HP says Hurd can Kiss, but he can’t Tell
Mark Hurd is being sued by his former employer, Hewlett Packard (HP) for breaching confidentiality restrictions in his severance agreement.
Hurd was the CEO of HP for 5 years, until he recently stepped down following a sexual harassment investigation. Oracle quickly stepped up to offer Hurd a position, with high hopes that he could replicate the results he brought to HP. This came as no surprise after Oracle’s president Larry Ellison publicly disapproved of HP’s decision.
The day after the announcement of Hurd’s new role, HP filed a lawsuit seeking an injunction on the basis that Hurd could not perform his regular job duties without compromising HP’s trade secrets.

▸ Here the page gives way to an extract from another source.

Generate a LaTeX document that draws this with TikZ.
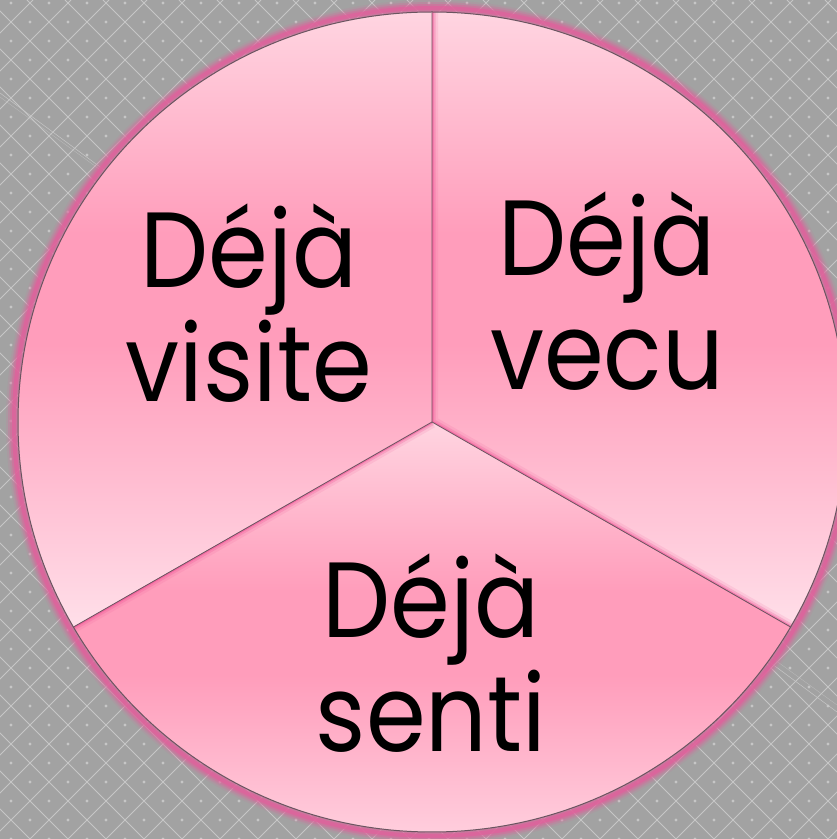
\documentclass[tikz,border=0pt]{standalone}
\usepackage{fontspec}
\setmainfont{Poppins}[FakeStretch=0.9]
\usetikzlibrary{calc}
\definecolor{bggray}{HTML}{A2A2A2}
\definecolor{gridgray}{HTML}{C6C6C6}
\definecolor{pinklight}{HTML}{FFD5E1}
\definecolor{pinkmid}{HTML}{FF9DBB}
\definecolor{pinkpale}{HTML}{FFDFE9}
\definecolor{pinkglow}{HTML}{EE4C92}
\definecolor{rimpink}{HTML}{DF629C}
\definecolor{edgegray}{HTML}{6A5560}
\pgfdeclareverticalshading{sectorshade}{100bp}{color(0bp)=(pinkpale); color(25bp)=(pinkpale);
  color(48bp)=(pinkmid); color(57bp)=(pinkmid); color(75bp)=(pinklight); color(100bp)=(pinklight)}
\tikzset{
  sectorfill/.style={shading=sectorshade},
  divider/.style={draw=edgegray, line width=0.8pt},
  sectortext/.style={font=\fontsize{107}{114}\selectfont, align=center, anchor=base, text=black},
}
\begin{document}
\begin{tikzpicture}[x=1pt,y=1pt]
\useasboundingbox (0,0) rectangle (837,839);

% background lattice
\fill[bggray] (0,0) rectangle (837,839);
\begin{scope}
\clip (0,0) rectangle (837,839);
\foreach \k in {-23,...,22}
  \draw[gridgray, line width=1pt] ({30+38*\k},0) -- ++(839,839);
\foreach \k in {0,...,44}
  \draw[gridgray, line width=1pt] ({30+38*\k},0) -- ++(-839,839);
\foreach \i in {0,...,22}
  \foreach \j in {0,...,22}{
    \fill[gridgray] ({11+38*\i},{38*\j}) circle (1.6);
    \fill[gridgray] ({30+38*\i},{19+38*\j}) circle (1.6);
  }
\draw[gridgray, line width=0.5pt] (0,746) -- (837,127);
\draw[gridgray, line width=0.4pt, opacity=0.6] (0,742) -- (837,134);
\end{scope}

% points of the wheel
\coordinate (C) at (432,417);
\coordinate (top) at ($(C)+(90:414pt and 410pt)$);
\coordinate (lowleft) at ($(C)+(210:414pt and 410pt)$);
\coordinate (lowright) at ($(C)+(-30:414pt and 410pt)$);

% pink rim glow
\foreach \w/\o in {16/0.12, 12/0.25, 8/0.45, 4/0.8}
  \draw[rimpink, opacity=\o, line width=\w pt] (C) ellipse[x radius=418pt, y radius=414pt];

% sectors
\shade[sectorfill] (C) -- (top) arc[start angle=90, end angle=210, x radius=414pt, y radius=410pt] -- cycle;
\shade[sectorfill] (C) -- (lowright) arc[start angle=-30, end angle=90, x radius=414pt, y radius=410pt] -- cycle;
\shade[sectorfill] (C) -- (lowleft) arc[start angle=210, end angle=330, x radius=414pt, y radius=410pt] -- cycle;

% inner shadows along the cuts
\begin{scope}
\clip (C) -- (lowright) arc[start angle=-30, end angle=90, x radius=414pt, y radius=410pt] -- cycle;
\foreach \w/\o in {12/0.12, 7/0.25, 3/0.5}
  \draw[pinkglow, opacity=\o, line width=\w pt] (top) -- (C) -- (lowright);
\end{scope}
\begin{scope}
\clip (C) -- (lowleft) arc[start angle=210, end angle=330, x radius=414pt, y radius=410pt] -- cycle;
\foreach \w/\o in {12/0.12, 7/0.25, 3/0.5}
  \draw[pinkglow, opacity=\o, line width=\w pt] (C) -- (lowleft);
\end{scope}

% cuts and outline
\draw[divider] (top) -- (C) -- (lowleft);
\draw[divider] (C) -- (lowright);
\draw[edgegray, line width=1pt] (C) ellipse[x radius=414pt, y radius=410pt];

% labels
\node[sectortext] (visite) at (249,437) {Déjà\\visite};
\node[sectortext] (vecu) at (607,449) {Déjà\\vecu};
\node[sectortext] (senti) at (431,87) {Déjà\\senti};

\end{tikzpicture}
\end{document}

Non-competition agreements are difficult to enforce for a number of reasons. When a contract has an explicit non-compete clause, it must not be overly restrictive in its length or scope. Typically, the scale tips in favour of employees when judges evaluate enforceability because of the limitations they can impose on an employee’s employment opportunity within a specific industry. HP will have to prove that Hurd’s new job duties necessitate the use of HP’s trade secrets and that the time restriction of 24 months is reasonable.
California is notorious for its opposition to non-competition agreements. That being said, HP may succeed at the very least in delaying Hurd from taking on his new duties. HP has yet to appoint a new CEO, and both companies are now dealing with a highly publicized lawsuit. The drama surrounding this corporate conflict is sure to continue.